EXERCISE BRIEF ▸ The lines from the top of the material below through the line containing "const thetaGuesser = [28.6, 21.4, 42.9, 28.6, 42.9, 7.1, 14.3];" are to be printed exactly, with pictures omitted.

Begin

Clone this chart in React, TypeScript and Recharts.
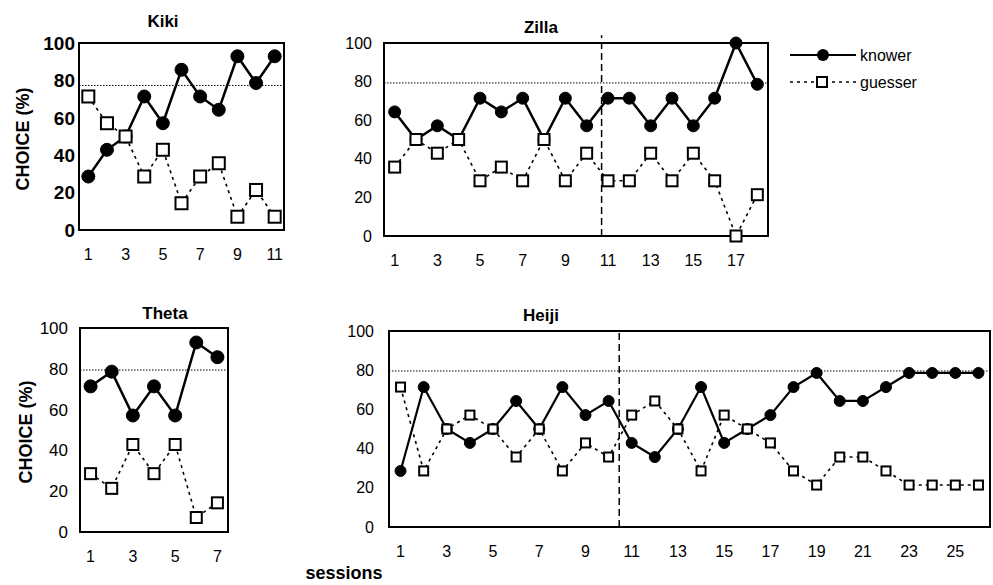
import React from "react";
import { LineChart, Line, XAxis, YAxis, ReferenceLine, ReferenceArea } from "recharts";

const FONT = '"Liberation Sans", Arial, sans-serif';

// choice (%) per session
const kikiKnower = [28.6, 42.9, 50, 71.4, 57.1, 85.7, 71.4, 64.3, 92.9, 78.6, 92.9];
const kikiGuesser = [71.4, 57.1, 50, 28.6, 42.9, 14.3, 28.6, 35.7, 7.1, 21.4, 7.1];

const zillaKnower = [64.3, 50, 57.1, 50, 71.4, 64.3, 71.4, 50, 71.4, 57.1, 71.4, 71.4, 57.1, 71.4, 57.1, 71.4, 100, 78.6];
const zillaGuesser = [35.7, 50, 42.9, 50, 28.6, 35.7, 28.6, 50, 28.6, 42.9, 28.6, 28.6, 42.9, 28.6, 42.9, 28.6, 0, 21.4];

const thetaKnower = [71.4, 78.6, 57.1, 71.4, 57.1, 92.9, 85.7];
const thetaGuesser = [28.6, 21.4, 42.9, 28.6, 42.9, 7.1, 14.3];

const heijiKnower = [28.6, 71.4, 50, 42.9, 50, 64.3, 50, 71.4, 57.1, 64.3, 42.9, 35.7, 50, 71.4, 42.9, 50, 57.1, 71.4, 78.6, 64.3, 64.3, 71.4, 78.6, 78.6, 78.6, 78.6];
const heijiGuesser = [71.4, 28.6, 50, 57.1, 50, 35.7, 50, 28.6, 42.9, 35.7, 57.1, 64.3, 50, 28.6, 57.1, 50, 42.9, 28.6, 21.4, 35.7, 35.7, 28.6, 21.4, 21.4, 21.4, 21.4];

const kikiTicks = [1, 3, 5, 7, 9, 11];
const zillaTicks = [1, 3, 5, 7, 9, 11, 13, 15, 17];
const thetaTicks = [1, 3, 5, 7];
const heijiTicks = [1, 3, 5, 7, 9, 11, 13, 15, 17, 19, 21, 23, 25];
const yTicks = [0, 20, 40, 60, 80, 100];

function squareDot(size: number) {
  return (props: any) => {
    const { cx, cy, index } = props;
    if (cx == null || cy == null) return <g key={index} />;
    return (
      <rect
        key={index}
        x={cx - size / 2}
        y={cy - size / 2}
        width={size}
        height={size}
        fill="#fff"
        stroke="#000"
        strokeWidth={2}
      />
    );
  };
}

function Panel(props: any) {
  const {
    left, top, width, height, margin, yWidth, xHeight,
    knower, guesser, xTicks, threshold, divider, dividerTop,
    r, sq, yTick, xTick, ySize, lineW,
  } = props;
  const rows = knower.map((k: number, i: number) => ({
    session: i + 1,
    knower: k,
    guesser: guesser[i],
  }));
  const xMax = rows.length + 0.5;

  return (
    <div style={{ position: "absolute", left, top, width, height }}>
      <LineChart width={width} height={height} data={rows} margin={margin}>
        <XAxis
          dataKey="session"
          type="number"
          domain={[0.5, xMax]}
          ticks={xTicks}
          interval={0}
          tickLine={false}
          tickSize={17}
          tickMargin={2}
          axisLine={false}
          height={xHeight}
          tick={xTick}
        />
        <YAxis
          domain={[0, 100]}
          ticks={yTicks}
          interval={0}
          tickLine={false}
          tickSize={ySize}
          tickMargin={2}
          axisLine={false}
          width={yWidth}
          tick={yTick}
        />
        <ReferenceLine y={threshold} stroke="#000" strokeWidth={1} strokeDasharray="1.5 1.5" />
        {divider != null ? (
          <ReferenceLine
            segment={[{ x: divider, y: 0 }, { x: divider, y: dividerTop }]}
            ifOverflow="visible"
            stroke="#000"
            strokeWidth={1.5}
            strokeDasharray="7 4"
          />
        ) : null}
        <ReferenceArea
          x1={0.5}
          x2={xMax}
          y1={0}
          y2={100}
          fill="none"
          fillOpacity={0}
          stroke="#000"
          strokeWidth={2}
          strokeOpacity={1}
        />
        <Line
          dataKey="knower"
          stroke="#000"
          strokeWidth={lineW}
          dot={{ r, fill: "#000", stroke: "#000", strokeWidth: 1 }}
          isAnimationActive={false}
        />
        <Line
          dataKey="guesser"
          stroke="#000"
          strokeWidth={1.6}
          strokeDasharray="3 4"
          dot={squareDot(sq)}
          isAnimationActive={false}
        />
      </LineChart>
    </div>
  );
}

export default function App() {
  const tickBig = { fontSize: 19, fontWeight: 700, fill: "#000", fontFamily: FONT };
  const tickMid = { fontSize: 16, fill: "#000", fontFamily: FONT };
  const tickX = { fontSize: 16, fill: "#000", fontFamily: FONT };

  return (
    <div style={{ position: "absolute", left: 0, top: 0, width: 993, height: 585, background: "#fff", fontFamily: FONT }}>
      <Panel
        left={0} top={0} width={300} height={280}
        margin={{ top: 43, right: 16, bottom: 0, left: 0 }}
        yWidth={79} xHeight={50} ySize={2}
        knower={kikiKnower} guesser={kikiGuesser} xTicks={kikiTicks}
        threshold={77.3} r={6.5} sq={12} lineW={2.5}
        yTick={tickBig} xTick={tickX}
      />
      <Panel
        left={300} top={0} width={480} height={280}
        margin={{ top: 43, right: 12, bottom: 0, left: 0 }}
        yWidth={84} xHeight={44} ySize={10}
        knower={zillaKnower} guesser={zillaGuesser} xTicks={zillaTicks}
        threshold={79.3} divider={10.7} dividerTop={104}
        r={6} sq={11} lineW={2.5}
        yTick={tickMid} xTick={tickX}
      />
      <Panel
        left={0} top={280} width={240} height={305}
        margin={{ top: 48, right: 12, bottom: 0, left: 0 }}
        yWidth={80} xHeight={53} ySize={10}
        knower={thetaKnower} guesser={thetaGuesser} xTicks={thetaTicks}
        threshold={79.4} r={6.5} sq={11} lineW={2.5}
        yTick={{ ...tickMid, fontSize: 17 }} xTick={tickX}
      />
      <Panel
        left={300} top={280} width={693} height={305}
        margin={{ top: 51, right: 3, bottom: 0, left: 0 }}
        yWidth={89} xHeight={58} ySize={13}
        knower={heijiKnower} guesser={heijiGuesser} xTicks={heijiTicks}
        threshold={79.6} divider={10.46} dividerTop={100}
        r={5.5} sq={9} lineW={2.2}
        yTick={tickMid} xTick={tickX}
      />

      <svg width={993} height={585} style={{ position: "absolute", left: 0, top: 0, pointerEvents: "none" }}>
        <g fontFamily={FONT} fill="#000">
          <text x={163} y={27} fontSize={17} fontWeight={700} textAnchor="middle">Kiki</text>
          <text x={541} y={33} fontSize={17} fontWeight={700} textAnchor="middle">Zilla</text>
          <text x={165} y={319} fontSize={17} fontWeight={700} textAnchor="middle">Theta</text>
          <text x={541} y={321} fontSize={17} fontWeight={700} textAnchor="middle">Heiji</text>

          <text x={0} y={0} fontSize={18} fontWeight={700} textAnchor="middle"
            transform="translate(29 139) rotate(-90)">CHOICE (%)</text>
          <text x={0} y={0} fontSize={18} fontWeight={700} textAnchor="middle"
            transform="translate(32 432) rotate(-90)">CHOICE (%)</text>

          <text x={344} y={579} fontSize={18} fontWeight={700} textAnchor="middle">sessions</text>

          <line x1={790} y1={55} x2={856} y2={55} stroke="#000" strokeWidth={2} />
          <circle cx={823} cy={55} r={6} fill="#000" />
          <text x={860} y={61} fontSize={16}>knower</text>
          <line x1={790} y1={82} x2={856} y2={82} stroke="#000" strokeWidth={1.6} strokeDasharray="3 4" />
          <rect x={817} y={77} width={10} height={10} fill="#fff" stroke="#000" strokeWidth={2} />
          <text x={860} y={88} fontSize={16}>guesser</text>
        </g>
      </svg>
    </div>
  );
}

End

TASK OUTPUT ▸
Clone this chart in React, TypeScript and Recharts.
import React from "react";
import { LineChart, Line, XAxis, YAxis, ReferenceLine, ReferenceArea } from "recharts";

const FONT = '"Liberation Sans", Arial, sans-serif';

// choice (%) per session
const kikiKnower = [28.6, 42.9, 50, 71.4, 57.1, 85.7, 71.4, 64.3, 92.9, 78.6, 92.9];
const kikiGuesser = [71.4, 57.1, 50, 28.6, 42.9, 14.3, 28.6, 35.7, 7.1, 21.4, 7.1];

const zillaKnower = [64.3, 50, 57.1, 50, 71.4, 64.3, 71.4, 50, 71.4, 57.1, 71.4, 71.4, 57.1, 71.4, 57.1, 71.4, 100, 78.6];
const zillaGuesser = [35.7, 50, 42.9, 50, 28.6, 35.7, 28.6, 50, 28.6, 42.9, 28.6, 28.6, 42.9, 28.6, 42.9, 28.6, 0, 21.4];

const thetaKnower = [71.4, 78.6, 57.1, 71.4, 57.1, 92.9, 85.7];
const thetaGuesser = [28.6, 21.4, 42.9, 28.6, 42.9, 7.1, 14.3];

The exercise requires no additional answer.